Hamlin's comments were basically a non-issue until NASCAR made the decision to penalize him for making them. Since then, the matter has become quite the hot topic, thanks in no small part to Hamlin's reaction: He has no intention of settling this bill.
"It's an opinion; it's not a bad one. I don't want to make things worse that they already are, and this is something that was absolutely nothing that got blown into something, and it's just going to be worse for them, so just let them deal with it," he said after the penalty was announced. "The truth is what the truth is, and I don't believe in this. I'm never going to believe in it. And so far as I'm concerned, I'm not going to pay the fine. If they suspend me, they suspend me at this point."

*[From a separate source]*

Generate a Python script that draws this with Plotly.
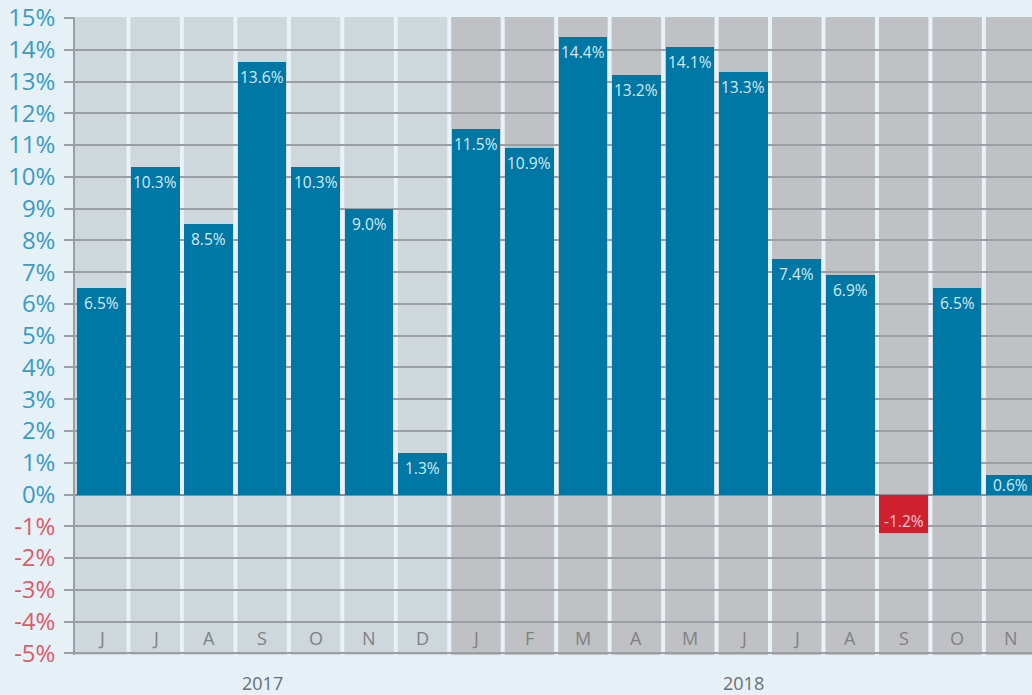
import plotly.graph_objects as go

# ---- data ----
months = ["J", "J", "A", "S", "O", "N", "D",
          "J", "F", "M", "A", "M", "J", "J", "A", "S", "O", "N"]
years = ["2017"] * 7 + ["2018"] * 11
values = [6.5, 10.3, 8.5, 13.6, 10.3, 9.0, 1.3,
          11.5, 10.9, 14.4, 13.2, 14.1, 13.3, 7.4, 6.9, -1.2, 6.5, 0.6]
y_ticks = list(range(-5, 16))
year_names = ["2017", "2018"]

# ---- styles ----
PAGE_BG = "#e5f0f7"
YEAR_BG = {"2017": "#ced7dc", "2018": "#bfc1c4"}
SEP = "#e8f2f8"
GRID = "#9b9fa3"
POS = "#0077a4"
NEG = "#d0202f"
TICK_POS = "#3a9cc3"
TICK_NEG = "#df5a67"

x = list(range(len(values)))
colors = [POS if v >= 0 else NEG for v in values]

fig = go.Figure()
fig.add_trace(go.Bar(
    x=x, y=values, width=0.91,
    marker=dict(color=colors, line=dict(width=0)),
    hoverinfo="skip",
))

shapes = []
# year background panels
for yr in year_names:
    idx = [i for i, y in enumerate(years) if y == yr]
    shapes.append(dict(type="rect", xref="x", yref="paper",
                       x0=min(idx) - 0.5, x1=max(idx) + 0.5 + (1 if yr == year_names[-1] else 0),
                       y0=0, y1=1, fillcolor=YEAR_BG[yr], line=dict(width=0), layer="below"))
# white separators between months
for i in range(1, len(values) + 1):
    shapes.append(dict(type="line", xref="x", yref="paper",
                       x0=i - 0.5, x1=i - 0.5, y0=0, y1=1,
                       line=dict(color=SEP, width=4), layer="below"))

annotations = []
for i, v in enumerate(values):
    if v >= 0:
        if v >= 1:
            annotations.append(dict(x=i, y=v, yshift=-15, yanchor="middle"))
        else:
            annotations.append(dict(x=i, y=v / 2, yshift=0, yanchor="middle"))
    else:
        annotations.append(dict(x=i, y=v, yshift=12, yanchor="middle"))
    annotations[-1].update(
        text=f"{v:.1f}%", xref="x", yref="y", showarrow=False, xanchor="center",
        font=dict(family="Open Sans", size=15.5,
                  color="#d5eaf3" if v >= 0 else "#f6c9ce"))

# month labels in bottom row
for i, m in enumerate(months):
    annotations.append(dict(x=i, y=-4.5, xref="x", yref="y", text=m, showarrow=False,
                            font=dict(family="Open Sans", size=18, color="#7e8185")))
# year labels
for yr in year_names:
    idx = [i for i, y in enumerate(years) if y == yr]
    annotations.append(dict(x=sum(idx) / len(idx), y=0, xref="x", yref="paper",
                            yshift=-28, yanchor="middle", text=yr, showarrow=False,
                            font=dict(family="Open Sans", size=18, color="#6c6f73")))

ticktext = [f'<span style="color:{TICK_POS if t >= 0 else TICK_NEG}">{t}%</span>' for t in y_ticks]

fig.update_layout(
    width=1032, height=695,
    margin=dict(l=75, r=0, t=17, b=40),
    paper_bgcolor=PAGE_BG, plot_bgcolor=PAGE_BG,
    showlegend=False,
    shapes=shapes, annotations=annotations,
    bargap=0,
    xaxis=dict(range=[-0.5, 17.4], showticklabels=False, showgrid=False,
               zeroline=False, ticks="", fixedrange=True),
    yaxis=dict(range=[-5.05, 15.03], tickvals=y_ticks, ticktext=ticktext,
               tickfont=dict(family="Open Sans", size=24, color=TICK_POS),
               showgrid=True, gridcolor=GRID, gridwidth=1.5,
               zeroline=True, zerolinecolor="#8a8e92", zerolinewidth=2,
               showline=True, linecolor=GRID, linewidth=1.5,
               ticks="outside", ticklen=9, tickcolor=GRID, tickwidth=1.5,
               ticklabelstandoff=4, fixedrange=True),
)

fig.write_html("out.html", config={"displayModeBar": False})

Of course it wouldn't go that far. NASCAR has a special way of dealing with slow payers -- they just withhold the amount of the fine from a future race purse.
In NASCAR's defense, drivers' words carry a lot of weight. Imagine what the reaction would be if Dale Earnhardt Jr. make even slightly negative comments about the new car on national television. Millions of fans would most likely turn against the car, because as Junior goes, so goes NASCAR Nation. Following that logic, when Hamlin said the new car doesn't measure up to the old one -- at least not yet -- people believed him.
In the end, what fans seems most concerned about is the principle of the thing. NASCAR regularly touts the accessibility of its athletes, and rightly so. Superstars and millionaires they may be, but they nevertheless seem relatable to us somehow. We are interested in their opinions, and we want to hear what they have to say ... but we also want them to say what they mean.
If drivers are put in a position where they have to weigh and measure each word before it comes out of their mouths, won't we then be listening with jaded and skeptical ears? It's great that Denny Hamlin felt he was in a situation where he could be honest. What isn't not so great is that didn't turn out to be the case.